Promise à un joli succès Veronika ChiChi a choisi les meilleurs interprètes afin de sublimer ses chansons. Dmitrij Golovanov est son complice inspiré ; quant à Artūrs Duckis et Domantas Razmus , ce sont des rythmiciens confirmés. Mâtinée de pop, cette musique procure une émotion troublante.

L’effervescence dans laquelle baigne le trio Duck Saved Jones va de pair avec un volume sonore élevé. Entendus avec d’autres formations, Dovydas Jonas Šulskis, Andrius Savčenko et Artūrs Duckis ont ici tout d’un power trio classique, mais qui ne négligerait pas l’intégration de passages mélodieux. Fondée sur de multiples collages inattendus, leur musique défile en vitesse.

Dernier groupe à entrer en scène, Freaky Kid est mené tambour battant par Tuomas J. Räsänen qui, en plus d’abreuver son quartet par des rythmes binaires, démontre qu’il est un chanteur talentueux. Les compositions se parent de mélancolie, non loin des univers de Richard Sinclair ou Damon Albarn. Une touche de rhythm and blues donne du corps à cette musique rafraîchissante.

Magnus Öström © Dainius Labutis

Il y a dix-sept ans disparaissait un prodige du piano, Esbjörn Svensson. La dernière soirée du festival lui était dédiée et c’est Magnus Öström qui s’est chargé de résumer les années passées dans le trio e.s.t. en sa compagnie et celle de Dan Berglund.
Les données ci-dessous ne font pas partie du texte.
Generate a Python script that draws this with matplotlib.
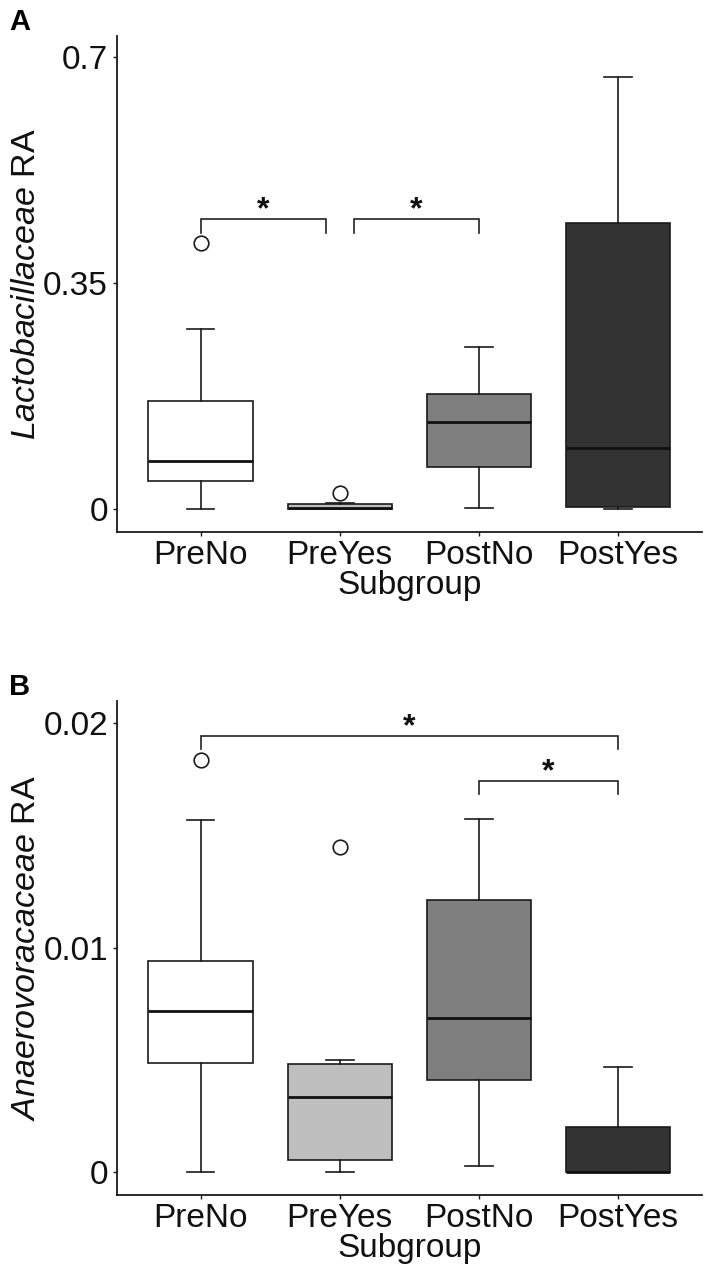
import matplotlib
matplotlib.use("Agg")
import matplotlib.pyplot as plt

plt.rcParams['font.family'] = ['Liberation Sans', 'DejaVu Sans']
plt.rcParams['mathtext.fontset'] = 'custom'
plt.rcParams['mathtext.rm'] = 'Liberation Sans'
plt.rcParams['mathtext.it'] = 'Liberation Sans:italic'
plt.rcParams['mathtext.bf'] = 'Liberation Sans:bold'

categories = ["PreNo", "PreYes", "PostNo", "PostYes"]
fill_colors = ["#FFFFFF", "#BEBEBE", "#7F7F7F", "#333333"]

# Panel A: Lactobacillaceae RA
A_whislo = [0.0, 0.0, 0.0015, 0.0]
A_q1 = [0.0424, 0.0003, 0.064, 0.003]
A_med = [0.0739, 0.0012, 0.134, 0.0945]
A_q3 = [0.167, 0.0075, 0.178, 0.443]
A_whishi = [0.278, 0.0085, 0.250, 0.668]
A_fliers = [[0.411], [0.0238], [], []]
A_ticks = [0, 0.35, 0.7]
A_ticklabels = ["0", "0.35", "0.7"]
A_comparisons = [(1, 1.9, 0.448), (2.1, 3, 0.448)]

# Panel B: Anaerovoracaceae RA
B_whislo = [0.0, 0.0, 0.00027, 0.0]
B_q1 = [0.00488, 0.00053, 0.00409, 0.0]
B_med = [0.00719, 0.00335, 0.00686, 0.0]
B_q3 = [0.00941, 0.00483, 0.0121, 0.00201]
B_whishi = [0.01569, 0.00501, 0.0157, 0.0047]
B_fliers = [[0.01834], [0.01446], [], []]
B_ticks = [0, 0.01, 0.02]
B_ticklabels = ["0", "0.01", "0.02"]
B_comparisons = [(1, 4, 0.0194), (3, 4, 0.01741)]

W, H = 709, 1276
fig = plt.figure(figsize=(W / 100, H / 100), dpi=100)

FSX = 24
FSY = 24
FSLAB = 24.5
LW = 1.2


def panel(rect, whislo, q1, med, q3, whishi, fliers, ticks, ticklabels,
          ylim, comps, tip, ylabel_italic, letter, letter_y):
    ax = fig.add_axes(rect)
    stats = []
    for i, c in enumerate(categories):
        stats.append(dict(label=c, whislo=whislo[i], q1=q1[i], med=med[i],
                          q3=q3[i], whishi=whishi[i], fliers=fliers[i]))
    bp = ax.bxp(stats, positions=range(1, len(categories) + 1), widths=0.75,
                capwidths=0.2, patch_artist=True, showfliers=True,
                boxprops=dict(linewidth=LW, edgecolor="#1a1a1a"),
                medianprops=dict(linewidth=2.0, color="#111111"),
                whiskerprops=dict(linewidth=LW, color="#1a1a1a"),
                capprops=dict(linewidth=LW, color="#1a1a1a"),
                flierprops=dict(marker='o', markerfacecolor='white',
                                markeredgecolor='#1a1a1a', markersize=10.5,
                                markeredgewidth=1.2, linestyle='none'))
    for patch, col in zip(bp['boxes'], fill_colors):
        patch.set_facecolor(col)
    ax.set_xlim(0.4, 4.6)
    ax.set_ylim(*ylim)
    ax.set_yticks(ticks)
    ax.set_yticklabels(ticklabels)
    ax.set_xticks(range(1, len(categories) + 1))
    ax.set_xticklabels(categories)
    for s in ['top', 'right']:
        ax.spines[s].set_visible(False)
    for s in ['left', 'bottom']:
        ax.spines[s].set_linewidth(1.3)
        ax.spines[s].set_color('#1a1a1a')
    ax.tick_params(axis='both', length=3, width=1.0,
                   colors='#1a1a1a', labelcolor='#111111')
    ax.tick_params(axis='x', labelsize=FSX, pad=3)
    ax.tick_params(axis='y', labelsize=FSY, pad=3.5)
    ax.set_xlabel("Subgroup", fontsize=FSX, labelpad=-1, color='#111111')
    ax.set_ylabel(ylabel_italic + " RA", fontsize=FSLAB, labelpad=1, color='#111111')
    # significance brackets
    for x0, x1, y in comps:
        ax.plot([x0, x0, x1, x1], [y - tip, y, y, y - tip], color='#222222',
                linewidth=LW, solid_joinstyle='miter', clip_on=False)
        ax.annotate("*", xy=((x0 + x1) / 2, y), xytext=(0, -4.5),
                    textcoords='offset points', ha='center', va='bottom',
                    fontsize=23, fontweight='bold', color='#111111')
    fig.text(9 / W, 1 - letter_y / H, letter, fontsize=21, fontweight='bold',
             ha='left', va='baseline')
    return ax


axA = panel([117 / W, 1 - 531.7 / H, 584.7 / W, 495.7 / H],
            A_whislo, A_q1, A_med, A_q3, A_whishi, A_fliers, A_ticks, A_ticklabels,
            (-0.0356, 0.732), A_comparisons, 0.021, "$\\it{Lactobacillaceae}$", "A", 30)
axB = panel([117 / W, 1 - 1195 / H, 584.7 / W, 494.3 / H],
            B_whislo, B_q1, B_med, B_q3, B_whishi, B_fliers, B_ticks, B_ticklabels,
            (-0.00101, 0.02098), B_comparisons, 0.00057, "$\\it{Anaerovoracaceae}$", "B", 695)

fig.savefig("out.png", dpi=100)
Le lyrisme sera le dénominateur de ce concert où le remplacement du pianiste incombe à Joel Lyssarides. Les invités, Mathias Eick, Frederik Ljungkvist et Ulf Wakenius vont intervenir à tour de rôle et atteindront une vitesse de croisière qui va privilégier les détails harmoniques et mélodiques plutôt qu’un volet démonstratif. Quelle meilleure composition en fin de compte qu’« Elevation Of Love » pour résumer ce bel hommage.

Vilnius Mama Jazz 2025 a vécu, l’affluence constatée lors des nombreux concerts augure un avenir serein pour le jazz lituanien.